What’s An LP To Do? Kumar writes:
Your early stage investment portfolio may no longer really be early stage
It’s harder for some more established funds to inform their LPs that they’re investing later and later in rounds, and the blurring of lines around the nomenclature can confuse things further. Some don’t care to ask, but Kumar is raising a great point: In a 10-year fund, an LP may sign up for “early-stage” exposure, but what does that mean as things have changed from 2012 to 2015?
The Deck Won’t Reshuffle. There’ll Be A New Deck. Kumar writes…
Micro-VCs are the new Series A investors…there will still be a new crop of Pre-Seed funds that will emerge…There is an opportunity for LPs to pick the right Pre-Seed stage funds, but I certainly don’t envy their job as it’s not going to be an easy task.

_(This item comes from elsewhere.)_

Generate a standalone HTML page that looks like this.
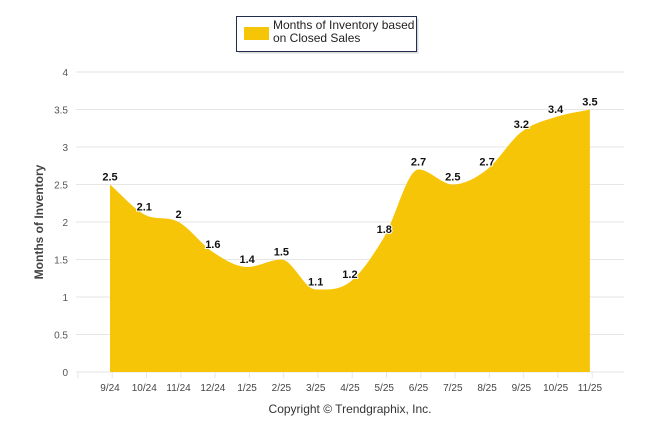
<!DOCTYPE html>
<html><head><meta charset="utf-8"><style>
body{margin:0;background:#fff;font-family:"Liberation Sans",Arial,sans-serif}
svg text{font-family:"Liberation Sans",Arial,sans-serif}
</style></head><body>
<svg id="c" width="646" height="434" xmlns="http://www.w3.org/2000/svg">
<g>
<rect x="236.5" y="16.5" width="180" height="35" fill="#000" opacity="0.15" transform="translate(2,2)"/>
<rect x="236.5" y="16.5" width="180" height="35" fill="#fff" stroke="#1f2d4e" stroke-width="1"/>
<rect x="244" y="27" width="25" height="13" fill="#f7c508"/>
<text x="273" y="29" font-size="12" fill="#222">Months of Inventory based</text>
<text x="273" y="42" font-size="12" fill="#222">on Closed Sales</text>
</g>
<g id="grid"></g>
<path id="area" fill="#f7c508"/>
<g id="labels"></g>
<text x="43" y="222" font-size="12" font-weight="bold" fill="#444" transform="rotate(-90 43 222)" text-anchor="middle">Months of Inventory</text>
<text x="350" y="413" font-size="12" fill="#333" text-anchor="middle">Copyright © Trendgraphix, Inc.</text>
</svg>
<script>
const categories=["9/24","10/24","11/24","12/24","1/25","2/25","3/25","4/25","5/25","6/25","7/25","8/25","9/25","10/25","11/25"];
const values=[2.5,2.1,2,1.6,1.4,1.5,1.1,1.2,1.8,2.7,2.5,2.7,3.2,3.4,3.5];
const yTicks=[0,0.5,1,1.5,2,2.5,3,3.5,4];
const yTickLabels=["0","0.5","1","1.5","2","2.5","3","3.5","4"];
const NS="http://www.w3.org/2000/svg";
const x0=110,step=34.28,left=76,right=624;
function X(i){return x0+i*step;}
function Y(v){return 372-75*v;}
function mk(t,a,p){const e=document.createElementNS(NS,t);for(const k in a)e.setAttribute(k,a[k]);p.appendChild(e);return e;}
const g=document.getElementById('grid');
yTicks.forEach((t,i)=>{
 const l=mk('line',{x1:left,x2:right,y1:Y(t),y2:Y(t),stroke:'#e6e6e6','stroke-width':1},g);
 
 
 const tx=mk('text',{x:68,y:Y(t)+4,'font-size':10,fill:'#555','text-anchor':'end'},g);
 tx.textContent=yTickLabels[i];
 
 
});
for(let i=0;i<=categories.length+1;i++){
 const xx=left+2+i*step;
 if(xx>right+1)break;
 const tk=mk('line',{x1:xx,x2:xx,y1:372,y2:378,stroke:'#e6e6e6'},g);
 
 
}
categories.forEach((c,i)=>{
 const t=mk('text',{x:X(i),y:391,'font-size':10,fill:'#444','text-anchor':'middle'},g);
 t.textContent=c;
 
 
});
// monotone cubic spline
const n=values.length,pts=values.map((v,i)=>[X(i),Y(v)]);
const d=[],m=[];
for(let i=0;i<n-1;i++)d.push((pts[i+1][1]-pts[i][1])/(pts[i+1][0]-pts[i][0]));
m[0]=d[0];m[n-1]=d[n-2];
for(let i=1;i<n-1;i++){m[i]=(d[i-1]*d[i]<=0)?0:(d[i-1]+d[i])/2;}
let p=`M${pts[0][0]},372L${pts[0][0]},${pts[0][1]}`;
for(let i=0;i<n-1;i++){const h=(pts[i+1][0]-pts[i][0])/3;
 p+=`C${pts[i][0]+h},${pts[i][1]+m[i]*h} ${pts[i+1][0]-h},${pts[i+1][1]-m[i+1]*h} ${pts[i+1][0]},${pts[i+1][1]}`;}
p+=`L${pts[n-1][0]},372Z`;
document.getElementById('area').setAttribute('d',p);
const lb=document.getElementById('labels');
values.forEach((v,i)=>{
 const t=mk('text',{x:X(i),y:Y(v)-4,'font-size':11,'font-weight':'bold',fill:'#111','text-anchor':'middle',stroke:'#fff','stroke-width':2,'paint-order':'stroke'},lb);
 t.textContent=String(v);
 
 
});
</script>
</body></html>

This is something I’ve lived unknowingly for two years. If I were an LP, I’d have no idea who to pick to invest in. When people ask “How are your investments going?” I usually answer “Great, but ask me in 5-7 years.” The truth is, we don’t know, and it takes time, and today’s environment expects two-year-to-billion-dollar status trajectories. The whole thing is much more random and haphazard than anyone (especially LPs) would care to admit.
Why Do Funds Get Bigger? Kumar writes…
The management fee structure provides a perverse incentive to GPs to increase the size of their funds.
Yep. On top of this, GPs can “stack funds” and earn fees on many funds at the same time. This makes what a firm like USV does even more impressive — staying under $200M and sometimes even raising less in a subsequent vintage.